Molecular weight distribution modeling of radical polymerization in a CSTR with long chain branching through transfer to polymer and terminal double bond (TDB) propagation

The modeling of free radical polymerization with long chain branching in a CSTR is addressed. Long branches are assumed to be created by transfer to polymer and by insertion of active terminal double bonds (TDBs). Such TDBs may be produced by transfer to monomer and termination by disproportionation. The modeling approach is based on population balances being solved using a Galerkin finite element method (FEM). Two different models have been derived. The TDB classes model employs different equations for each class of chains with a certain number of TDBs. The TDB moment distribution uses the pseudodistribution method developed by us before(22) for simultaneous molecular weight/degree of branching distribution modeling. Model calculations have been performed for the case of poly(vinyl acetate) (PVAc). In the case of the maximum one TDB per chain, the two models prove to be mathematically equivalent. An increase of TDB propagation rate leads to a broadening of chain length distribution (CLD) and sometimes to a more pronounced shoulder at long chain lengths. The significant concentration range extends to extremely long chain lengths (10(10))-well within a gel regime-but the model could fully cover this. Quite remarkably, concentrations of living chains are higher than those of dead chains in this region. The average number of TDBs per chain could be calculated and turns out to be constant at shorter chain lengths, but becomes lower for longer chains.

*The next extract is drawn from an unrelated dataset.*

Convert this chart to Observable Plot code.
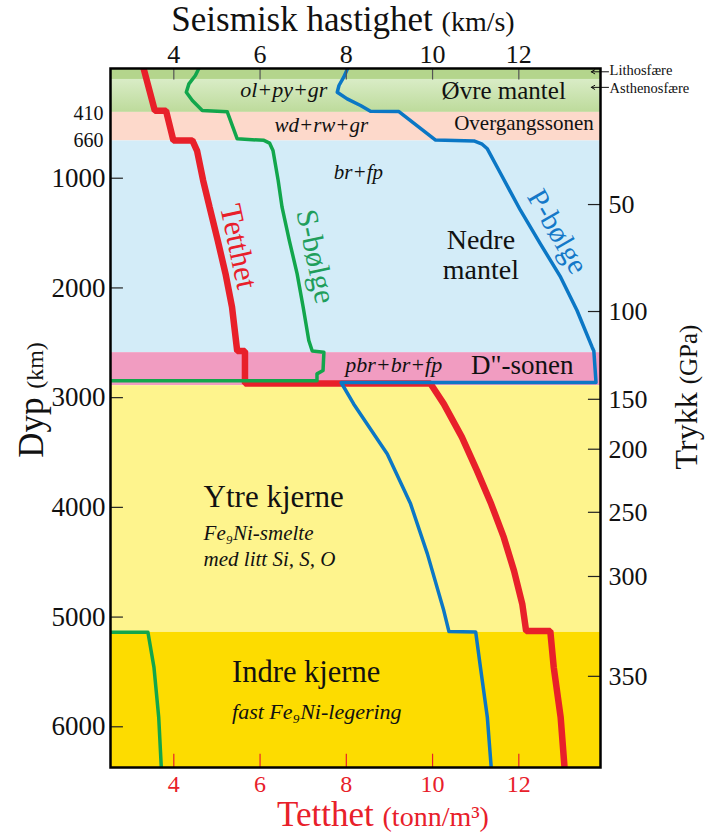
<!DOCTYPE html>
<html>
<head>
<meta charset="utf-8">
<script src="https://cdn.jsdelivr.net/npm/d3@7"></script>
<script src="https://cdn.jsdelivr.net/npm/@observablehq/plot@0.6"></script>
<style>
  html, body { margin: 0; padding: 0; background: #fff; }
  #chart svg { display: block; }
  #chart svg text { font-family: 'Liberation Serif', 'Times New Roman', serif; }
</style>
</head>
<body>
<div id="chart"></div>
<script>
// ---------- data ----------
const layerNames  = ["Lithosfære", "Øvre mantel", "Overgangssonen", "Nedre mantel", "D''-sonen", "Ytre kjerne", "Indre kjerne"];
const layerTop    = [0, 100, 400, 660, 2590, 2891, 5140];
const layerBottom = [100, 400, 660, 2590, 2891, 5140, 6371];

// Density (tonn/m3) vs depth (km)
const densityDepth = [0, 385, 385, 656, 656, 750, 1020, 1264, 1570, 1872, 2176, 2575, 2575, 2871, 2871, 3057, 3360, 3665, 3970, 4272, 4580, 4880, 5128, 5128, 5458, 5913, 6371];
const densityValue = [3.30, 3.56, 3.82, 3.99, 4.43, 4.54, 4.68, 4.83, 5.02, 5.20, 5.35, 5.47, 5.65, 5.65, 9.95, 10.26, 10.68, 11.03, 11.36, 11.65, 11.89, 12.08, 12.17, 12.73, 12.81, 12.97, 13.06];

// P-wave velocity (km/s) vs depth (km)
const pDepth = [0, 79, 155, 216, 277, 337, 389, 392, 652, 660, 690, 732, 930, 1294, 1598, 1902, 2206, 2540, 2575, 2862, 2862, 3057, 3513, 3968, 4424, 4941, 5132, 5136, 5458, 5913, 6371];
const pValue = [8.03, 7.94, 7.83, 7.79, 8.02, 8.33, 8.56, 9.22, 10.07, 10.96, 11.15, 11.27, 11.54, 12.04, 12.50, 12.97, 13.35, 13.70, 13.74, 13.79, 7.88, 8.17, 8.95, 9.49, 9.88, 10.26, 10.38, 11.00, 11.11, 11.27, 11.36];

// S-wave velocity (km/s) vs depth (km); 0 in the liquid outer core
const sDepth = [0, 64, 140, 216, 292, 383, 395, 641, 655, 680, 747, 1021, 1264, 1570, 1872, 2176, 2479, 2575, 2586, 2753, 2783, 2845, 2845, 5138, 5138, 5458, 5913, 6371];
const sValue = [4.58, 4.50, 4.35, 4.29, 4.43, 4.66, 5.24, 5.47, 6.09, 6.22, 6.30, 6.42, 6.51, 6.68, 6.86, 7.00, 7.13, 7.21, 7.48, 7.46, 7.32, 7.32, 0, 0, 3.40, 3.54, 3.65, 3.71];

const xTicks = [4, 6, 8, 10, 12];
const depthTicks = [1000, 2000, 3000, 4000, 5000, 6000];
const boundaryTicks = [410, 660];
const pressureDepth = [1240, 2215, 3015, 3470, 4045, 4630, 5540];
const pressureLabel = [50, 100, 150, 200, 250, 300, 350];

// ---------- styles ----------
const layerColor = {
  "Lithosfære": "#b4d58c",
  "Øvre mantel": "url(#umGrad)",
  "Overgangssonen": "#fdd9cb",
  "Nedre mantel": "#d3ecf8",
  "D''-sonen": "#f19cc1",
  "Ytre kjerne": "#fef48d",
  "Indre kjerne": "#fddc00"
};
const RED = "#e8202a", GREEN = "#12a64c", BLUE = "#0b77c5";
const SERIF = "'Liberation Serif', 'Times New Roman', serif";

const layers = layerNames.map((n, i) => ({name: n, top: layerTop[i], bottom: layerBottom[i]}));
const density = densityDepth.map((d, i) => ({d, v: densityValue[i]}));
const pwave = pDepth.map((d, i) => ({d, v: pValue[i]}));
const swave = sDepth.map((d, i) => ({d, v: sValue[i]}));
const pMap = new Map(pressureDepth.map((d, i) => [d, pressureLabel[i]]));

const X0 = 2.532, X1 = 13.894;

const txt = (s, o) => Plot.text([s], {text: d => d, fontFamily: SERIF, fill: "#111", ...o});
const ax = {tickSize: 0, label: null, fontFamily: SERIF};

const plot = Plot.plot({
  width: 706,
  height: 838,
  marginLeft: 110,
  marginRight: 106,
  marginTop: 68,
  marginBottom: 71,
  style: {fontFamily: SERIF, background: "#fff"},
  x: {domain: [X0, X1]},
  y: {domain: [0, 6371], reverse: true},
  marks: [
    // layers
    ...layers.map(l => Plot.rect([l], {y1: "top", y2: "bottom", fill: layerColor[l.name]})),
    // curves
    Plot.line(density, {x: "v", y: "d", stroke: RED, strokeWidth: 6.5, strokeLinejoin: "miter", clip: true}),
    Plot.line(pwave, {x: "v", y: "d", stroke: BLUE, strokeWidth: 3.5, strokeLinejoin: "round", clip: true}),
    Plot.line(swave, {x: "v", y: "d", stroke: GREEN, strokeWidth: 3.5, strokeLinejoin: "round", clip: true}),
    // inner ticks
    Plot.ruleX(xTicks, {x: d => d, y1: 0, y2: 105, stroke: "#555", strokeWidth: 1.2}),
    Plot.ruleX(xTicks, {x: d => d, y1: 6250, y2: 6371, stroke: RED, strokeWidth: 1.2}),
    Plot.ruleY(depthTicks, {y: d => d, x1: X0, x2: X0 + 0.3, stroke: "#222", strokeWidth: 1.2}),
    Plot.ruleY(pressureDepth, {y: d => d, x1: X1 - 0.28, x2: X1, stroke: "#222", strokeWidth: 1.2}),
    // axes
    Plot.axisX(xTicks, {...ax, anchor: "top", tickPadding: 6, fontSize: 26, fill: "#111"}),
    Plot.axisX(xTicks, {...ax, anchor: "bottom", tickPadding: 7, fontSize: 24, color: RED}),
    Plot.axisY(depthTicks, {...ax, anchor: "left", tickPadding: 5, fontSize: 27, tickFormat: d => String(d), fill: "#111"}),
    Plot.axisY(boundaryTicks, {...ax, anchor: "left", tickPadding: 7, fontSize: 20, tickFormat: d => String(d), fill: "#111"}),
    Plot.axisY(pressureDepth, {...ax, anchor: "right", tickPadding: 8, fontSize: 26, tickFormat: d => String(pMap.get(d)), fill: "#111"}),
    // region labels
    txt("ol+py+gr", {x: 6.55, y: 262, fontSize: 22, fontStyle: "italic", lineAnchor: "bottom"}),
    txt("Øvre mantel", {x: 11.65, y: 277, fontSize: 25, lineAnchor: "bottom"}),
    txt("wd+rw+gr", {x: 7.42, y: 580, fontSize: 21, fontStyle: "italic", lineAnchor: "bottom"}),
    txt("Overgangssonen", {x: 12.12, y: 565, fontSize: 21, lineAnchor: "bottom"}),
    txt("br+fp", {x: 8.28, y: 1005, fontSize: 21, fontStyle: "italic", lineAnchor: "bottom"}),
    txt("Nedre", {x: 11.12, y: 1645, fontSize: 28, lineAnchor: "bottom"}),
    txt("mantel", {x: 11.12, y: 1915, fontSize: 28, lineAnchor: "bottom"}),
    txt("pbr+br+fp", {x: 9.10, y: 2768, fontSize: 22, fontStyle: "italic", lineAnchor: "bottom"}),
    txt("D\"-sonen", {x: 12.08, y: 2783, fontSize: 27, lineAnchor: "bottom"}),
    txt("Ytre kjerne", {x: 4.69, y: 4000, fontSize: 31, textAnchor: "start", lineAnchor: "bottom"}),
    txt("Fe₉Ni-smelte", {x: 4.69, y: 4294, fontSize: 21, fontStyle: "italic", textAnchor: "start", lineAnchor: "bottom"}),
    txt("med litt Si, S, O", {x: 4.69, y: 4530, fontSize: 21, fontStyle: "italic", textAnchor: "start", lineAnchor: "bottom"}),
    txt("Indre kjerne", {x: 7.07, y: 5594, fontSize: 30.5, lineAnchor: "bottom"}),
    txt("fast Fe₉Ni-legering", {x: 5.35, y: 5928, fontSize: 22, fontStyle: "italic", textAnchor: "start", lineAnchor: "bottom"}),
    // curve labels
    txt("Tetthet", {x: 5.50, y: 1623, fontSize: 31, rotate: 78, fill: RED}),
    txt("S-bølge", {x: 7.29, y: 1713, fontSize: 30.5, rotate: 78, fill: "#1f9e5c"}),
    txt("P-bølge", {x: 12.90, y: 1486, fontSize: 29.5, rotate: 60, fill: "#1478c8"}),
    // lithosphere / asthenosphere markers
    Plot.arrow([0], {x1: 14.08, x2: 13.68, y1: 30, y2: 30, stroke: "#111", strokeWidth: 1, headLength: 6, clip: false}),
    Plot.arrow([0], {x1: 14.08, x2: 13.68, y1: 172, y2: 172, stroke: "#111", strokeWidth: 1, headLength: 6, clip: false}),
    txt("Lithosfære", {x: 14.08, y: 18, fontSize: 14.5, textAnchor: "start", dx: 1}),
    txt("Asthenosfære", {x: 14.08, y: 185, fontSize: 14.5, textAnchor: "start", dx: 1}),
    Plot.frame({stroke: "#000", strokeWidth: 2.5})
  ]
});

document.getElementById("chart").appendChild(plot);

// gradient for the upper mantle band and axis titles
const svg = d3.select(plot);
const grad = svg.insert("defs", ":first-child").append("linearGradient")
  .attr("id", "umGrad").attr("x1", 0).attr("y1", 0).attr("x2", 0).attr("y2", 1);
grad.append("stop").attr("offset", "0%").attr("stop-color", "#d9ecc6");
grad.append("stop").attr("offset", "100%").attr("stop-color", "#bddb9b");

function title(x, y, rotate, parts, color, anchor = "middle") {
  const t = svg.append("text")
    .attr("transform", `translate(${x},${y}) rotate(${rotate})`)
    .attr("text-anchor", anchor)
    .attr("font-family", SERIF)
    .attr("fill", color);
  parts.forEach(([s, size]) => t.append("tspan").attr("font-size", size).text(s));
}
title(343, 31, 0, [["Seismisk hastighet ", 35], ["(km/s)", 28]], "#111");
title(383, 826, 0, [["Tetthet ", 35], ["(tonn/m³)", 28]], RED);
title(43, 400, -90, [["Dyp ", 35], ["(km)", 24]], "#111");
title(697, 397, -90, [["Trykk ", 32], ["(GPa)", 25]], "#111");
</script>
</body>
</html>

This is explained by the combined action of chain growth by TDB propagation, which implies TDB consumption as well, and transfer to polymer. For the case of more than one TDB per chain, the two models yield different results depending on closure relationships. The TDB moment distribution model revealed that the longest chains carry tens of thousands of TDBs. The classes model strongly underestimates the number of TDBs and hence the reactivity of the dead chains to TDB propagation. The results show the effect of dead chains with many TDBs acting as cross-linkers for living chains. As an interesting trend, it was observed that with increasing TDB propagation rate an increasing fraction of monomer units existing in polymer chains is present in fewer, but extremely long living, chains.